KL: The big debate for construction-based groups has been to what extent they should move into support services. Where do you stand in this debate, and what is the split now across the businesses within the Mowlem group between profits drawn from construction and profits drawn from support services work?

JM: In 1998, McKinsey undertook a review of the business and concluded that anything not related to the built environment should go – hence the sale of SGB. That released £100 million plus and after (shareholder payouts) £50 million for acquisitions. McKinsey said this should be invested in service companies. We did the Dudley Bower deal which brought us 500 staff and a route into cross selling into the retail and pharmaceutical sectors.

Aqumen brought in £5.1 million of our total profits this year and our environmental business brought in £4.6 million. Mowlem brought in £20 plus million. So in other words, we brought in one third of total profits.

There is now a recognition of the value the services business has with us

Given that building and civil engineering projects are at a peak now, and margins have moved dramatically, to say that the split will be 50:50 in two years might be wrong. But by 2004, we will end up delivering a profit of £18 million before interest and tax to the John Mowlem Group, which will be a 50:50 split.

The major difference is that Aqumen this year has £760 million retained business. We now have the largest forward order book of the whole of Mowlem.
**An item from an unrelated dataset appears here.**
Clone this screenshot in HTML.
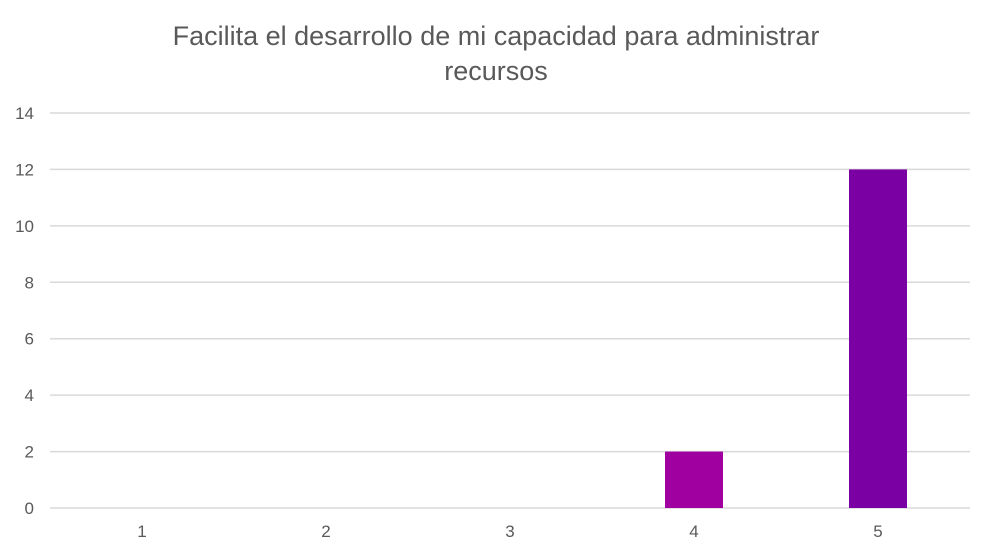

KL: At the time of Mowlem's year end results in March 2000, chief executive John Gains said that he would not consider seeking a relisting on the stock exchange like so many of Mowlem's competitors have done. Has the group's thinking changed on this in the last 12 months?

JM: I don't believe we've been as astute as some of the other companies in the construction sector at describing what they call services. Some of the other companies that have been re-rated have probably got a larger dimension of building or construction than us. We've given a very straight bat.

John does recognise the value of the services business. All the analysts have made comments on the growth and position of our services business, which I think means there is now a recognition of the value the services business has with us.